Task goal:
Return the listing below verbatim. Pictures do not belong in the copy.

Data extract:
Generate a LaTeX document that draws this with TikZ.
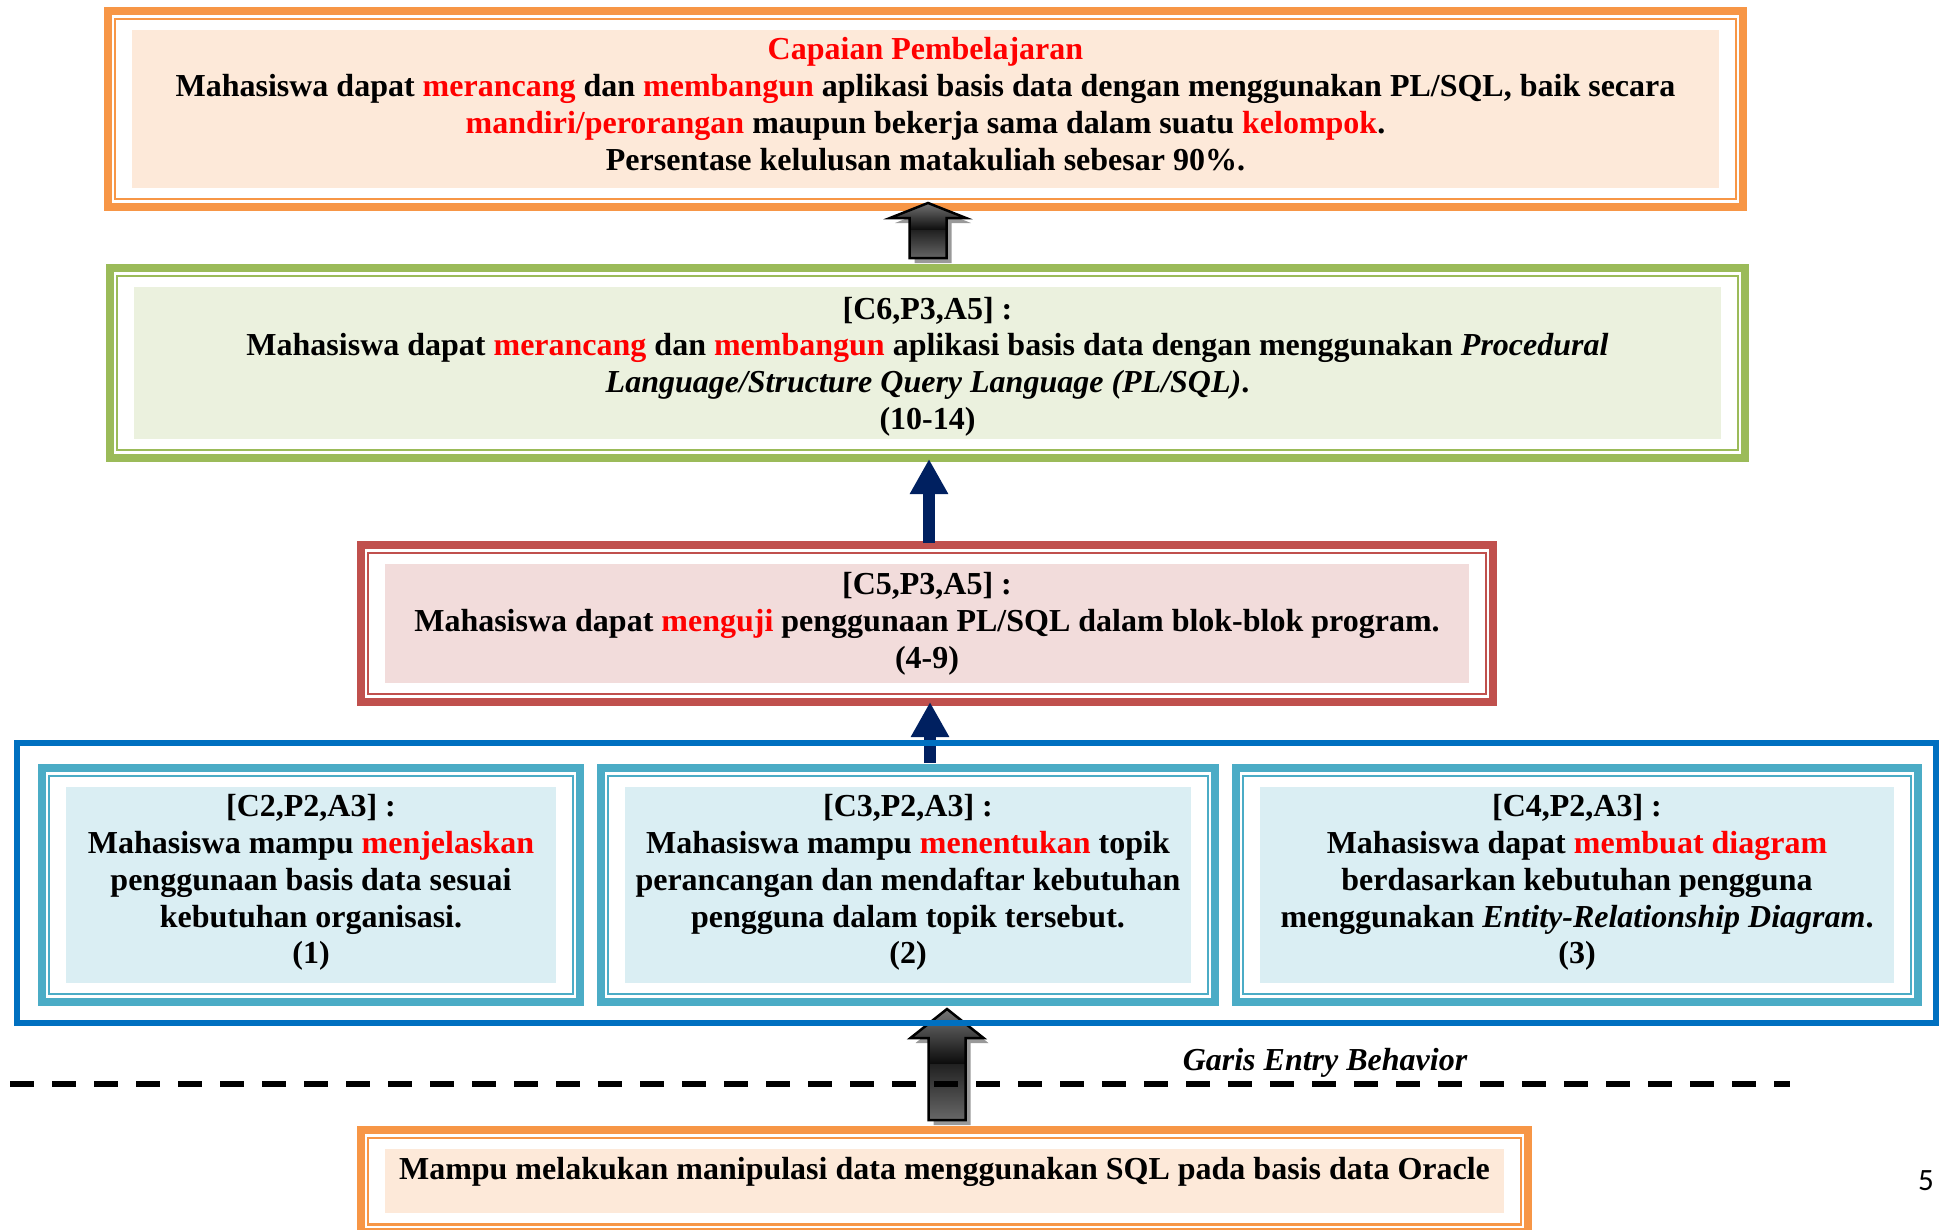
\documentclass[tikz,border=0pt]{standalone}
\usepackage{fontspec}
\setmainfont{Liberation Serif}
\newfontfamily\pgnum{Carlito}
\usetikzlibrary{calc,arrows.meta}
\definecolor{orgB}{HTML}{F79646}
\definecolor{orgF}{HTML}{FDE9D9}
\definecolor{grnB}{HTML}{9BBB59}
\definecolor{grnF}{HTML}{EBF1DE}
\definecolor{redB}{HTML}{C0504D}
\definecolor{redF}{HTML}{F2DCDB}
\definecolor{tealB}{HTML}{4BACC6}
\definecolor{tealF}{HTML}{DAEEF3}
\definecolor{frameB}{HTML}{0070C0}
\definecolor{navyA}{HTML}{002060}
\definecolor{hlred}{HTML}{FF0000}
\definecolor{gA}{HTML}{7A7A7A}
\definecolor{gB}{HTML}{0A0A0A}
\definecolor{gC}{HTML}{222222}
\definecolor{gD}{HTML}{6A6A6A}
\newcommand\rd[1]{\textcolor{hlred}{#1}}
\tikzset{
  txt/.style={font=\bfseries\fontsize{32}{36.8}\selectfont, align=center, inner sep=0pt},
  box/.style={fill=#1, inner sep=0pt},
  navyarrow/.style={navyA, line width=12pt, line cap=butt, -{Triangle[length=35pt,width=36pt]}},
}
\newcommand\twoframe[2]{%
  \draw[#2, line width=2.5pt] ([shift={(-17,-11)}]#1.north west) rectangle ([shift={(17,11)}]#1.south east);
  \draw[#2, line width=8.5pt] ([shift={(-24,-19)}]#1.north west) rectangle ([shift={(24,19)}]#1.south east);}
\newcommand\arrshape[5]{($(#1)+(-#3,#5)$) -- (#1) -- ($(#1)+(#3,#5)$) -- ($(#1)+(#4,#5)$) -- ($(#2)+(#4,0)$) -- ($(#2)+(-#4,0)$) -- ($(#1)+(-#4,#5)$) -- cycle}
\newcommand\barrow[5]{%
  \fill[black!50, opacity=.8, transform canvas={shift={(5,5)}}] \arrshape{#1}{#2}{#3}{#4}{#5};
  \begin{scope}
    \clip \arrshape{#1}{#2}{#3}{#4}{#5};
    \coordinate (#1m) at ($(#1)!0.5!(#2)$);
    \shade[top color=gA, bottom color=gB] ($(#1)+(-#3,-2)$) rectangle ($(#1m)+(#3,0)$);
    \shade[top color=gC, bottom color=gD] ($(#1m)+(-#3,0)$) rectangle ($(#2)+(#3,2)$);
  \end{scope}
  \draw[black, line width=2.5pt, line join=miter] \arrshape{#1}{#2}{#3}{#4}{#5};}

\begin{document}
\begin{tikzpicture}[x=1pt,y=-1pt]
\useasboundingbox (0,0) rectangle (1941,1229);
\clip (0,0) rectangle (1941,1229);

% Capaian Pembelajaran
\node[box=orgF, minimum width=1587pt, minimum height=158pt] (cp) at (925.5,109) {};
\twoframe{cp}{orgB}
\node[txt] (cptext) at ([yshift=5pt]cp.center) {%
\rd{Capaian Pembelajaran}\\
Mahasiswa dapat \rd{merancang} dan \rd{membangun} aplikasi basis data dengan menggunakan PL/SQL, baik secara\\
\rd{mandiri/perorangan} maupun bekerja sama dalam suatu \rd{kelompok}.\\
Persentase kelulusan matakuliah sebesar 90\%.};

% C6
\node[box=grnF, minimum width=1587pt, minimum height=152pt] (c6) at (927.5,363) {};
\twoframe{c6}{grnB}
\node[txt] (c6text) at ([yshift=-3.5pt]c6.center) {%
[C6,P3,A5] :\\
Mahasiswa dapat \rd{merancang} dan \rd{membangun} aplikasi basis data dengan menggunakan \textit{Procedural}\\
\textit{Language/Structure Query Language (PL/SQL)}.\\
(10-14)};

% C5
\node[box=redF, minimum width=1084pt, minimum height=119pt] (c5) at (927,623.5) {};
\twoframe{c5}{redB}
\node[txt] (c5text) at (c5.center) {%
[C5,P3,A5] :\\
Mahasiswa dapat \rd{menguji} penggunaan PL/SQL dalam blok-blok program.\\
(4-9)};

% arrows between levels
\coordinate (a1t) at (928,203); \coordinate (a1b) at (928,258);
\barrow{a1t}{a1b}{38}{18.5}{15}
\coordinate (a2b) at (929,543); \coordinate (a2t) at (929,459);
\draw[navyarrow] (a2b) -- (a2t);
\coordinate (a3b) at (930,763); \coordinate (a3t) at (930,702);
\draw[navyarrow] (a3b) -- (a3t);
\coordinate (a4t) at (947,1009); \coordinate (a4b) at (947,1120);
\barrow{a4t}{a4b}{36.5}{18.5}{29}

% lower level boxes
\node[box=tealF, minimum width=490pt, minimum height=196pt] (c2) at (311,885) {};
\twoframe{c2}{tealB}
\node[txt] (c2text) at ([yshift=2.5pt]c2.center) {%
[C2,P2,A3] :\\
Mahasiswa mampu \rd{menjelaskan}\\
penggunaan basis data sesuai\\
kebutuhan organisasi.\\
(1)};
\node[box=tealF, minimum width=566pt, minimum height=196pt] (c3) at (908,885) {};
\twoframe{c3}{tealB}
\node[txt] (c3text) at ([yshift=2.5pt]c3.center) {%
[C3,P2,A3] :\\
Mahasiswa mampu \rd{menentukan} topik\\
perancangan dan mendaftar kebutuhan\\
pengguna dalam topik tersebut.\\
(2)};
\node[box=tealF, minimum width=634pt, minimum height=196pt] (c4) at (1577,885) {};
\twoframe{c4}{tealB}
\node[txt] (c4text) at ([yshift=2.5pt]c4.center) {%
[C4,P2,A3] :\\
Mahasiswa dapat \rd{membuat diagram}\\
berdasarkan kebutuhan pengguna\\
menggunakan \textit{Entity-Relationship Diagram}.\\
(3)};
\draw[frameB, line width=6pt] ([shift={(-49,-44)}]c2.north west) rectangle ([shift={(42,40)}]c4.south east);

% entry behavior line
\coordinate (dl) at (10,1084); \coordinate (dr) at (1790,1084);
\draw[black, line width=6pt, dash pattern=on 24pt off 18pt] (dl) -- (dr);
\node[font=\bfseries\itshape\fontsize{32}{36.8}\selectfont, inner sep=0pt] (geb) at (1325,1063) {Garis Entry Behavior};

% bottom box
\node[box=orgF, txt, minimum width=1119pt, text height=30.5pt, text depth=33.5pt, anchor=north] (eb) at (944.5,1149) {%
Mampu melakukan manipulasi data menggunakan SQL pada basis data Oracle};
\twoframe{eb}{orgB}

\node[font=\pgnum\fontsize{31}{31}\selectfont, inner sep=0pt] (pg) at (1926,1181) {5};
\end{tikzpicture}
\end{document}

Response:
Generate a LaTeX document that draws this with TikZ.
\documentclass[tikz,border=0pt]{standalone}
\usepackage{fontspec}
\setmainfont{Liberation Serif}
\newfontfamily\pgnum{Carlito}
\usetikzlibrary{calc,arrows.meta}
\definecolor{orgB}{HTML}{F79646}
\definecolor{orgF}{HTML}{FDE9D9}
\definecolor{grnB}{HTML}{9BBB59}
\definecolor{grnF}{HTML}{EBF1DE}
\definecolor{redB}{HTML}{C0504D}
\definecolor{redF}{HTML}{F2DCDB}
\definecolor{tealB}{HTML}{4BACC6}
\definecolor{tealF}{HTML}{DAEEF3}
\definecolor{frameB}{HTML}{0070C0}
\definecolor{navyA}{HTML}{002060}
\definecolor{hlred}{HTML}{FF0000}
\definecolor{gA}{HTML}{7A7A7A}
\definecolor{gB}{HTML}{0A0A0A}
\definecolor{gC}{HTML}{222222}
\definecolor{gD}{HTML}{6A6A6A}
\newcommand\rd[1]{\textcolor{hlred}{#1}}
\tikzset{
  txt/.style={font=\bfseries\fontsize{32}{36.8}\selectfont, align=center, inner sep=0pt},
  box/.style={fill=#1, inner sep=0pt},
  navyarrow/.style={navyA, line width=12pt, line cap=butt, -{Triangle[length=35pt,width=36pt]}},
}
\newcommand\twoframe[2]{%
  \draw[#2, line width=2.5pt] ([shift={(-17,-11)}]#1.north west) rectangle ([shift={(17,11)}]#1.south east);
  \draw[#2, line width=8.5pt] ([shift={(-24,-19)}]#1.north west) rectangle ([shift={(24,19)}]#1.south east);}
\newcommand\arrshape[5]{($(#1)+(-#3,#5)$) -- (#1) -- ($(#1)+(#3,#5)$) -- ($(#1)+(#4,#5)$) -- ($(#2)+(#4,0)$) -- ($(#2)+(-#4,0)$) -- ($(#1)+(-#4,#5)$) -- cycle}
\newcommand\barrow[5]{%
  \fill[black!50, opacity=.8, transform canvas={shift={(5,5)}}] \arrshape{#1}{#2}{#3}{#4}{#5};
  \begin{scope}
    \clip \arrshape{#1}{#2}{#3}{#4}{#5};
    \coordinate (#1m) at ($(#1)!0.5!(#2)$);
    \shade[top color=gA, bottom color=gB] ($(#1)+(-#3,-2)$) rectangle ($(#1m)+(#3,0)$);
    \shade[top color=gC, bottom color=gD] ($(#1m)+(-#3,0)$) rectangle ($(#2)+(#3,2)$);
  \end{scope}
  \draw[black, line width=2.5pt, line join=miter] \arrshape{#1}{#2}{#3}{#4}{#5};}

\begin{document}
\begin{tikzpicture}[x=1pt,y=-1pt]
\useasboundingbox (0,0) rectangle (1941,1229);
\clip (0,0) rectangle (1941,1229);

% Capaian Pembelajaran
\node[box=orgF, minimum width=1587pt, minimum height=158pt] (cp) at (925.5,109) {};
\twoframe{cp}{orgB}
\node[txt] (cptext) at ([yshift=5pt]cp.center) {%
\rd{Capaian Pembelajaran}\\
Mahasiswa dapat \rd{merancang} dan \rd{membangun} aplikasi basis data dengan menggunakan PL/SQL, baik secara\\
\rd{mandiri/perorangan} maupun bekerja sama dalam suatu \rd{kelompok}.\\
Persentase kelulusan matakuliah sebesar 90\%.};

% C6
\node[box=grnF, minimum width=1587pt, minimum height=152pt] (c6) at (927.5,363) {};
\twoframe{c6}{grnB}
\node[txt] (c6text) at ([yshift=-3.5pt]c6.center) {%
[C6,P3,A5] :\\
Mahasiswa dapat \rd{merancang} dan \rd{membangun} aplikasi basis data dengan menggunakan \textit{Procedural}\\
\textit{Language/Structure Query Language (PL/SQL)}.\\
(10-14)};

% C5
\node[box=redF, minimum width=1084pt, minimum height=119pt] (c5) at (927,623.5) {};
\twoframe{c5}{redB}
\node[txt] (c5text) at (c5.center) {%
[C5,P3,A5] :\\
Mahasiswa dapat \rd{menguji} penggunaan PL/SQL dalam blok-blok program.\\
(4-9)};

% arrows between levels
\coordinate (a1t) at (928,203); \coordinate (a1b) at (928,258);
\barrow{a1t}{a1b}{38}{18.5}{15}
\coordinate (a2b) at (929,543); \coordinate (a2t) at (929,459);
\draw[navyarrow] (a2b) -- (a2t);
\coordinate (a3b) at (930,763); \coordinate (a3t) at (930,702);
\draw[navyarrow] (a3b) -- (a3t);
\coordinate (a4t) at (947,1009); \coordinate (a4b) at (947,1120);
\barrow{a4t}{a4b}{36.5}{18.5}{29}

% lower level boxes
\node[box=tealF, minimum width=490pt, minimum height=196pt] (c2) at (311,885) {};
\twoframe{c2}{tealB}
\node[txt] (c2text) at ([yshift=2.5pt]c2.center) {%
[C2,P2,A3] :\\
Mahasiswa mampu \rd{menjelaskan}\\
penggunaan basis data sesuai\\
kebutuhan organisasi.\\
(1)};
\node[box=tealF, minimum width=566pt, minimum height=196pt] (c3) at (908,885) {};
\twoframe{c3}{tealB}
\node[txt] (c3text) at ([yshift=2.5pt]c3.center) {%
[C3,P2,A3] :\\
Mahasiswa mampu \rd{menentukan} topik\\
perancangan dan mendaftar kebutuhan\\
pengguna dalam topik tersebut.\\
(2)};
\node[box=tealF, minimum width=634pt, minimum height=196pt] (c4) at (1577,885) {};
\twoframe{c4}{tealB}
\node[txt] (c4text) at ([yshift=2.5pt]c4.center) {%
[C4,P2,A3] :\\
Mahasiswa dapat \rd{membuat diagram}\\
berdasarkan kebutuhan pengguna\\
menggunakan \textit{Entity-Relationship Diagram}.\\
(3)};
\draw[frameB, line width=6pt] ([shift={(-49,-44)}]c2.north west) rectangle ([shift={(42,40)}]c4.south east);

% entry behavior line
\coordinate (dl) at (10,1084); \coordinate (dr) at (1790,1084);
\draw[black, line width=6pt, dash pattern=on 24pt off 18pt] (dl) -- (dr);
\node[font=\bfseries\itshape\fontsize{32}{36.8}\selectfont, inner sep=0pt] (geb) at (1325,1063) {Garis Entry Behavior};

% bottom box
\node[box=orgF, txt, minimum width=1119pt, text height=30.5pt, text depth=33.5pt, anchor=north] (eb) at (944.5,1149) {%
Mampu melakukan manipulasi data menggunakan SQL pada basis data Oracle};
\twoframe{eb}{orgB}

\node[font=\pgnum\fontsize{31}{31}\selectfont, inner sep=0pt] (pg) at (1926,1181) {5};
\end{tikzpicture}
\end{document}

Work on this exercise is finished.